Atchison, Topeka & Santa Fé Railroad v. Shaft

Motion for Rehearing.

This case is reported in 33 Kas., pp. 521, et seq., where the facts found by the trial court are fully stated. May 16, 1885, the railroad company filed a motion for a rehearing. February 4, 1886, this motion was overruled — Horton, C. J., dissenting, and filing the following opinion:

I do not agree with my brethren in refusing a rehearing. In the words of the opinion originally delivered, “ In the nature of things, there must be some limitations upon the terms of the language used in chapter 94, Laws of 1874.” (33 Kas. 521.) It is conceded in that opinion that railroad companies are absolved from complying with the express terms of the statute where some paramount interest of the public intervenes, or some paramount obligation or duty to the public rests upon the railroad companies, rendering it improper for them to fence their roads. Thus, it is improper for a railroad company to fence its road where the same crosses a public street or highway; and this is true even where the place crossed is only a highway de facto. A railroad depot is of such a public character that it is improper for a railroad company to fence its road at such a place.

I go further, and am of the opinion that the railroad company was not required to fence the place where the animal in *712this case was killed. The animal got upon the station grounds of the company from a public highway, and was killed at a place which formed a part of the station grounds and was within the switch limits of the station of the company. The court finds that this place could not have been fenced or inclosed to keep out cattle, without putting in cattle-guards within the switch limits, and that putting in cattle-guards would have been dangerous to the lives of the employés of the railroad company, who would be obliged to switch at that place for the purpose of side-tracking and making up trains.

The stock law of Indiana, so far as any question here is involved, is similar to ours. (Railroad Co. v. Mower, 16 Kas. 573; §§4027, 4032, Rev. Stats, of Indiana, 1881.)

In the case of Railroad Co. v. Willis, 93 Ind. 507, it is held:

“A railroad company is not required by the statute, § 4031, R. S., 1881, to fence its road at places where such fence interferes with its own rights in operating its road or transacting its business, nor where the rights of the public in traveling or doing business with the company are interfered with, or where such fencing would imperil the lives of its employés, and no recovery can be had under the statute for stock killed by its locomotives or cars at such places on the line of its road.”

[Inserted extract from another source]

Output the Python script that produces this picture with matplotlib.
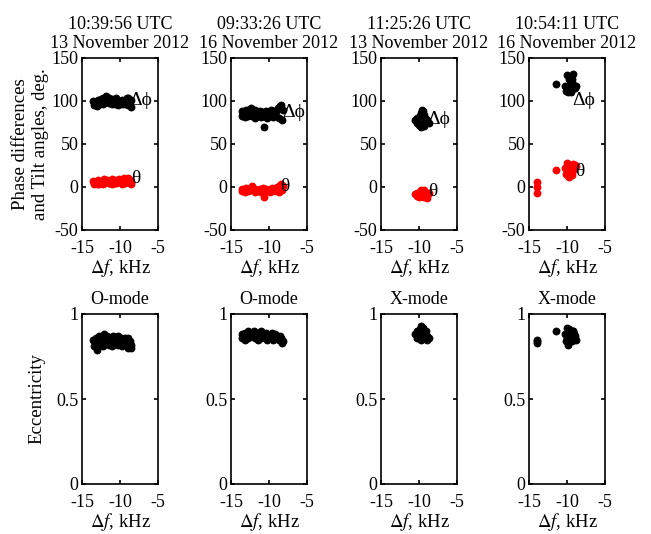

In Railway Co. v. Kneadle, 94 Ind. 454, it is said:

“The adjudged cases declare that a railroad company is liable to its servants if it negligently or wrongfully makes unsafe and dangerous places in its tracks. Its duty, with respect to its tracks, is much the same as that to which it is held respecting its machinery. In the recent case of Railroad Co. v. Willis, 93 Ind. 507, we held that a railroad company was not bound to place cattle-guards where they would endanger the lives of their employés. It seems to us that any other conclusion would be radically wrong, for it would place the company in the dilemma of becoming liable to its servants, if it constructed cattle-pits at places where they would be dangerous, and liable to cattle-owners if it neglected to provide such guards.”

Michigan has a similar statute. (Plowell’s Annotated Statutes, 1882, § 3377.) The supreme court of that state, in deciding McGrath v. Railroad Co., 24 N. W. Rep. 854, said:

*713“The only question in this case is, whether the injury was clone at such a place as the defendant was not required by law to fence. The plaintiff concedes that depot and station grounds proper, to the extent actually used for the legitimate business of the road and a public depot, are not required to be fenced. He insists, however, that Dollarville is a saw-mill station in a new and not much improved country, and although a depot was erected and used occasionally by others, it was used principally by the American Lumber Company, and for its accommodation ; and that the grounds north of the main track were never used as depot grounds, neither did the necessities or convenience of the public nor the railroad company require them for such use at the time the plaintiff’s property was injured; and that whether or not such necessity did exist, and whether the place where the cow came upon the company’s grounds was depot and station grounds, were facts to be found by the jury. The convenience of the public, as well as that of the company, is the reason why the statute requiring the defendant to fence its track should not apply to depot and station grounds, and it would require legislative action to induce courts to hold otherwise. . . .
“"What amount of land may be taken and held for the use of a railroad company in the exercise of its franchise is always settled when it secures its right-of-way, and when it is once acquired the company may designate and set apart so much thereof as it may deem necessary and proper for depot and station purposes, as the exigencies of its business may require at the points where it located its stations.”

The cases of Railroad Co. v. Willis, Railway Co. v. Kneadle, and McGrath v. Railroad Co., were not cited or referred to upon the first presentation of this case to the court.